John Kearns said he was stunned to find a photo of himself as a boy on exhibition at the Auckland Art Gallery. Photo / Dean Purcell
A chance find has stunned a man who discovered he was the boy in a picture taken 55 years ago which is now being exhibited at the Auckland Art Gallery.
John Kearns, 58, said his wife was looking through the photos from a photography exhibition in the gallery by renowned photographer Max Oettli when she spotted a picture taken at a fish shop in 1967 with a boy who looked like Kearns in it.
"My wife knew that my family owned a fish shop at the time and asked if that's me," Kearns said.
"The fish shop wasn't the one owned by mum and dad, but the boy in the picture - that's definitely me. I have other photos with me wearing that same trousers and top."
Max Oettli is a Swiss-New Zealand photographer known within New Zealand particularly for his photographs taken in the late 1960s and early 70s in Auckland.
Growing up, Kearns said his family owned a fish shop at the top of Karangahape Rd, close to the Queen St junction.
"We lived at Grey Lynn at the time, before moving to Balmoral and then we built a yacht and then my father and I left New Zealand for Australia, went through Indonesia, Singapore, South America, Africa and I got off the boat in Florida, USA, in 1984," he said.
"I came back to New Zealand and found out I had kidney failure. I started dialysis in 1986, and a year later I had my first transplant, the kidney was donated by my sister."
He then continued working on boats, met his wife and became a father of three daughters.
Kearnes said after three kidney transplants, he stopped working on boats and became a boat broker instead.
"My wife was looking for a book for my daughter and was on the Art Gallery website and saw this exhibition, and saw this photo," he said.
"She said 'it looked like you' and showed it to me, and I looked and said 'it sure does look like me'. Then I found other photographs of me wearing the same pants, then I said 'that's definitely me'."
Although thrilled, Kearns said he has shared this with no one else except his daughters.
He said the photo took him back "to a happy and carefree time".
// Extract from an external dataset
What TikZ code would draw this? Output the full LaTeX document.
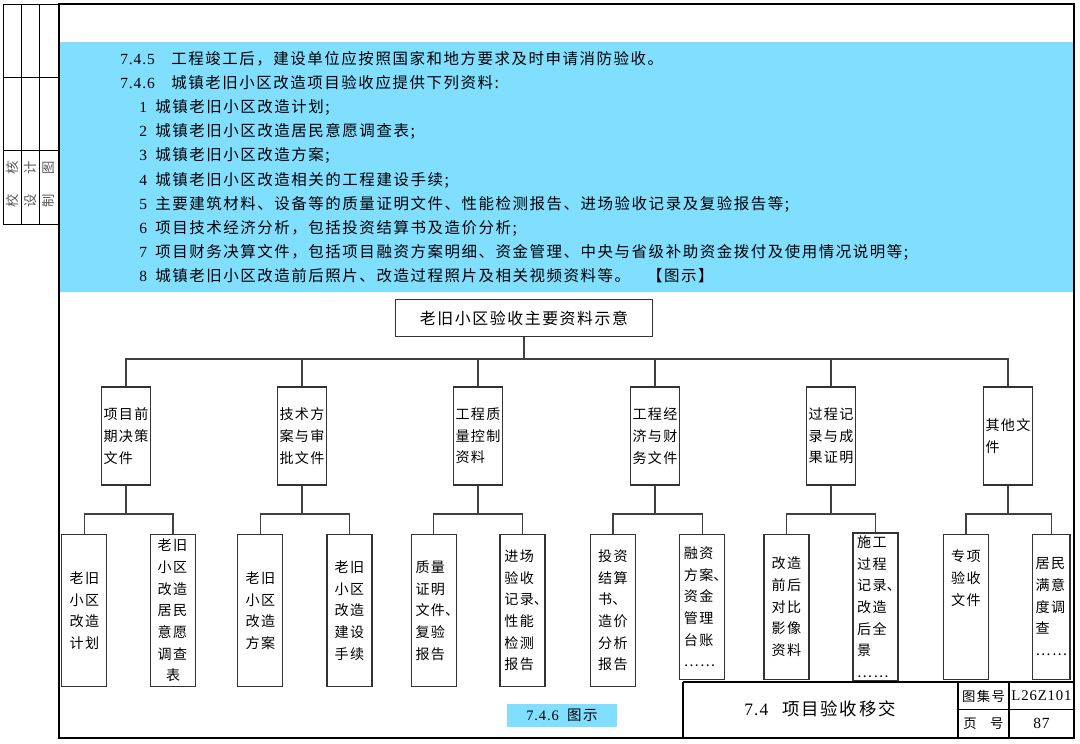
\documentclass[tikz,border=0pt]{standalone}
\usepackage{fontspec}
\setmainfont[LetterSpace=6]{Liberation Serif}
\newfontfamily\cjk[LetterSpace=10]{Noto Sans CJK SC}
\newcommand{\zh}[1]{{\cjk #1}}
\newcommand{\dun}{\makebox[0.5em][l]{、}}
\definecolor{bandblue}{RGB}{128,222,255}

\begin{document}
\begin{tikzpicture}[
  x=0.025cm,
  y=-0.025cm,
  para/.style={
    anchor=base west,
    inner sep=0pt,
    font=\fontsize{11pt}{13pt}\selectfont
  },
  rootbox/.style={
    draw=black!80,
    line width=0.9pt,
    minimum width=6.425cm,
    minimum height=0.925cm,
    inner sep=2pt,
    font=\cjk\fontsize{11.3pt}{13pt}\selectfont
  },
  branch/.style={
    draw=black!80,
    line width=0.9pt,
    minimum width=1.225cm,
    minimum height=2.45cm,
    align=left,
    inner xsep=0.5pt,
    inner ysep=2pt,
    font=\cjk\fontsize{10pt}{15.4pt}\selectfont
  },
  leaf/.style={
    draw=black!80,
    line width=0.9pt,
    minimum width=1.125cm,
    minimum height=3.81cm,
    align=left,
    inner xsep=0.5pt,
    inner ysep=2pt,
    font=\cjk\fontsize{10pt}{15.4pt}\selectfont
  },
  short/.style={minimum height=3.625cm},
  link/.style={draw=black!75, line width=0.9pt},
  sidechar/.style={
    rotate=90,
    inner sep=0pt,
    text=black!65,
    font=\cjk\fontsize{9.5pt}{11pt}\selectfont
  },
  cell/.style={inner sep=0pt}
]
\useasboundingbox (0,0) rectangle (1080,744);

% ------------------------------------------------
% Sheet: band, frame, side strip
% ------------------------------------------------
\fill[bandblue] (60,42) rectangle (1073,292);
\draw[line width=2.1pt] (59,4) rectangle (1074,738);

\draw[line width=0.7pt] (3,4) rectangle (59,224);
\draw[line width=0.7pt]
  (21,4) -- (21,224)
  (39,4) -- (39,224)
  (3,77) -- (59,77)
  (3,150) -- (59,150);

\node[sidechar] (check) at (12,184.5) {校\hspace{14pt}核};
\node[sidechar] (design) at (30,184.5) {设\hspace{14pt}计};
\node[sidechar] (drawn) at (48.5,184.5) {制\hspace{14pt}图};

% ------------------------------------------------
% Clauses 7.4.5 and 7.4.6
% ------------------------------------------------
\node[para] (s745) at (120,64)
{\makebox[36.3pt][l]{7.4.5}\zh{工程竣工后，建设单位应按照国家和地方要求及时申请消防验收。}};

\node[para] (s746) at (120,88.2)
{\makebox[36.3pt][l]{7.4.6}\zh{城镇老旧小区改造项目验收应提供下列资料:}};

\node[para] (i1) at (139,112.4)
{\makebox[11.4pt][l]{1}\zh{城镇老旧小区改造计划;}};

\node[para] (i2) at (139,136.6)
{\makebox[11.4pt][l]{2}\zh{城镇老旧小区改造居民意愿调查表;}};

\node[para] (i3) at (139,160.8)
{\makebox[11.4pt][l]{3}\zh{城镇老旧小区改造方案;}};

\node[para] (i4) at (139,185)
{\makebox[11.4pt][l]{4}\zh{城镇老旧小区改造相关的工程建设手续;}};

\node[para] (i5) at (139,209.2)
{\makebox[11.4pt][l]{5}\zh{主要建筑材料、设备等的质量证明文件、性能检测报告、进场验收记录及复验报告等;}};

\node[para] (i6) at (139,233.4)
{\makebox[11.4pt][l]{6}\zh{项目技术经济分析，包括投资结算书及造价分析;}};

\node[para] (i7) at (139,257.6)
{\makebox[11.4pt][l]{7}\zh{项目财务决算文件，包括项目融资方案明细、资金管理、中央与省级补助资金拨付及使用情况说明等;}};

\node[para] (i8) at (139,281.8)
{\makebox[11.4pt][l]{8}\zh{城镇老旧小区改造前后照片、改造过程照片及相关视频资料等。\hspace{12pt}【图示】}};

% ------------------------------------------------
% Tree of acceptance documents
% ------------------------------------------------
\node[rootbox] (root) at (524,318) {老旧小区验收主要资料示意};

\node[branch] (b1) at (126,436) {项目前\\期决策\\文件};
\node[branch] (b2) at (302,436) {技术方\\案与审\\批文件};
\node[branch] (b3) at (478,436) {工程质\\量控制\\资料};
\node[branch] (b4) at (655,436) {工程经\\济与财\\务文件};
\node[branch] (b5) at (831,436) {过程记\\录与成\\果证明};
\node[branch] (b6) at (1008,436) {其他文\\件};

\node[leaf] (c1a) at (84.3,610.5) {老旧\\小区\\改造\\计划};
\node[leaf] (c1b) at (173.1,610.5)
{老旧\\小区\\改造\\居民\\意愿\\调查\\\makebox[2.2em]{表}};
\node[leaf] (c2a) at (260.3,610.5) {老旧\\小区\\改造\\方案};
\node[leaf] (c2b) at (349.4,610.5) {老旧\\小区\\改造\\建设\\手续};
\node[leaf] (c3a) at (433.8,610.5) {质量\\证明\\文件\dun\\复验\\报告};
\node[leaf] (c3b) at (522.6,610.5) {进场\\验收\\记录\dun\\性能\\检测\\报告};
\node[leaf] (c4a) at (613,610.5) {投资\\结算\\书\dun\\造价\\分析\\报告};
\node[leaf,short] (c4b) at (702.2,606.8) {融资\\方案\dun\\资金\\管理\\台账\\……};
\node[leaf,short] (c5a) at (786.5,606.8) {改造\\前后\\对比\\影像\\资料};
\node[leaf,short] (c5b) at (875.5,606.8) {施工\\过程\\记录\dun\\改造\\后全\\景\\……};
\node[leaf,short] (c6a) at (966,606.8) {专项\\验收\\文件\\[26pt]\mbox{}};
\node[leaf,short,minimum width=0.93cm] (c6b) at (1051.3,606.8) {居民\\满意\\度调\\查\\……};

% Root down to the common bus.
\coordinate (hub) at (524,359);
\draw[link] (root.south) -- (hub);
\draw[link] (b1.north) |- (hub) -| (b6.north);
\draw[link] (b2.north) -- (b2.north |- hub);
\draw[link] (b3.north) -- (b3.north |- hub);
\draw[link] (b4.north) -- (b4.north |- hub);
\draw[link] (b5.north) -- (b5.north |- hub);

% Each group splits into two documents.
\coordinate (j1) at (126,514);
\coordinate (j2) at (302,514);
\coordinate (j3) at (478,514);
\coordinate (j4) at (655,514);
\coordinate (j5) at (831,514);
\coordinate (j6) at (1008,514);

\draw[link] (b1.south) -- (j1);
\draw[link] (c1a.north) |- (j1) -| (c1b.north);
\draw[link] (b2.south) -- (j2);
\draw[link] (c2a.north) |- (j2) -| (c2b.north);
\draw[link] (b3.south) -- (j3);
\draw[link] (c3a.north) |- (j3) -| (c3b.north);
\draw[link] (b4.south) -- (j4);
\draw[link] (c4a.north) |- (j4) -| (c4b.north);
\draw[link] (b5.south) -- (j5);
\draw[link] (c5a.north) |- (j5) -| (c5b.north);
\draw[link] (b6.south) -- (j6);
\draw[link] (c6a.north) |- (j6) -| (c6b.north);

\node[fill=bandblue, minimum width=2.75cm, minimum height=0.575cm, inner sep=0pt,
  font=\fontsize{10.3pt}{12pt}\selectfont] (figlabel) at (562,715.5)
{7.4.6\hspace{6pt}\zh{图示}};

% ------------------------------------------------
% Title block
% ------------------------------------------------
\draw[line width=1pt]
  (683,682) -- (1074,682)
  (683,682) -- (683,738)
  (958,682) -- (958,738)
  (1009,682) -- (1009,738)
  (958,709.5) -- (1074,709.5);

\node[cell, font=\fontsize{12.4pt}{14pt}\selectfont] (title) at (820,709)
{7.4\hspace{10pt}\zh{项目验收移交}};
\node[cell, font=\cjk\fontsize{9.5pt}{11pt}\selectfont] (atlas) at (983.5,696) {图集号};
\node[cell, font=\fontsize{10.5pt}{12pt}\selectfont] (atlasno) at (1041.5,696) {L26Z101};
\node[cell, font=\cjk\fontsize{9.5pt}{11pt}\selectfont] (page) at (983.5,723.5) {页\hspace{9.5pt}号};
\node[cell, font=\fontsize{11pt}{12pt}\selectfont] (pageno) at (1041.5,723.5) {87};

\end{tikzpicture}
\end{document}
Auckland Art Gallery Toi o Tāmaki Director Kirsten Lacy said during a decade of massive urban and social change, Auckland-based Oettli worked as one of New Zealand's most innovative contemporary photographers.
'Max Oettli's evocative vintage photographs are of great significance to the social history of Tāmaki Makaurau and we're delighted to exhibit these at Auckland Art Gallery," Lacy said.
"They provide a glimpse into the private and public life of Aucklanders during in the 60s and 70s and, I've no doubt, stir up many memories for visitors."
This was a period was when independent photography was developing rapidly and Oettli ensured that his camera was a "creative mirror".
He avoided traditional picture-making, preferring the realism of expressive black and white photography.
The exhibition "Visible Evidence" revealed the intersections between private and public lives of Auckland, and possible only because of Oettli's gift of his vintage photographs.